I’ve already fielded a number of questions on this topic and I want to start by saying this is not an “Official” recommendation hence why I am posting on my personal blog since this is more about considerations than actual calculations. The trick with anything like this is running the risk of people taking what you say as gospel, and this is just intended to help get you thinking. First we need to understand the way the service is configured and we need to all remember how vSphere works. I will not go into all those details you will need to read about them elsewhere on this blog.
Performance vs. Being “Up and Running”
What I mean by this is many people sometimes mistake the need to be up and running in a disaster event for also running at production performance. I think this is an important distinction for people. Most folks that understand DR realize that when you have an event, you are just trying to get back online, not always back online at the same scale you were before. There may be exceptions to this rule of course as there always is. However, from my field experience, most people just want to get systems running so they can still conduct business. If things are “slower” that’s acceptable. Let’s not forget the human factor involved as well. What I mean is frankly you may not be one of the people to even work on the failover. You could be trapped at home, or part of the disaster….I’m just saying.
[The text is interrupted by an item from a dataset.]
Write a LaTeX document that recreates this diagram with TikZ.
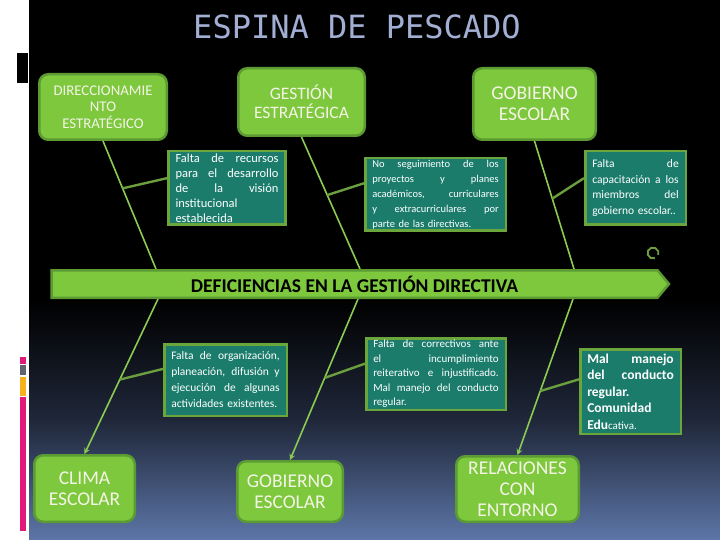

vCloud Air-DR Allocation Model
The 1.0 release of vCloud Air Disaster Recovery is using the Allocation Pool Model in vCloud Director. This really does not mean anything to you as a user, except how a couple of key settings are configured. What I mean by this is how the vSphere resources are configured based on the vCD settings. If you want to know what these mean you can reference the previous link or read up on vCloud Director Allocation Models in general. For this service the compute is allocated in the following manner.
- 10Ghz CPU
- 20GB Memory
Calculating Compute Resources
The way I have described to people the best order to size the vCloud Air Disaster Recovery offering in my opinion is in the following order.
- Storage
- Memory
- CPU
For the purposes of keeping it simple I am leaving off bandwidth so we can focus on getting the machines running post event declaration. Storage is the easy start because you need to make sure you simply have enough storage to host all the placeholders on disk initially. That’s easy math to figure out based on your machine configurations.
Storage NOTE: Be sure to account for VSWAP storage using your machines memory configuration. Purchase enough to host them powered off AND powered on when VSWAP is created. If you are too tight on size you might miss when you go to power them on.
Memory
Like the standard Virtual Private Cloud offering this becomes extremely easy. Basically you can run whatever machines will fit in the memory you have purchased. So if you got a basic SKU with 20GB or RAM, divide that by the configured memory of the machines you want to failover. If the total configured is more than 20GB, you will need to purchase an add-on. You simply get the right number of add-on’s to cover the configured memory of the machines you are replicating.
CPU
CPU to me is always last. Why? Well because most applications are not CPU constrained. Also think about how you add capacity in vCloud Air. When you add 20GB of Memory you also add 10GHz more CPU. So if you are focussing on memory first, your CPU capacity will naturally increase. You should in most cases have plenty of CPU but there may be exceptions out there.
It’s not Rocket Science, But…
The bottom line is you don’t need to be a rocket scientist to figure this out. You just need a decent understanding of how things work both in vCloud Air and vSphere. You also just need a bit of common sense sprinkled in to make sure your on the right track. All of this being said there is a VMware Fling for sizing that may help with the vSphere Replication component, but as always flings have limited support and that appliance is really only to help with the replication side of things. It will not help you calculate the compute and memory aspect of how much capacity you need to support your machines for a disaster event.
Lastly always remember why you are doing Disaster Recovery and set your expectations of performance vs availability and be sure to document which you are targeting with your plans. I’d argue most people are more interested in having applications back online even if they are running a bit slower, again, with some exceptions.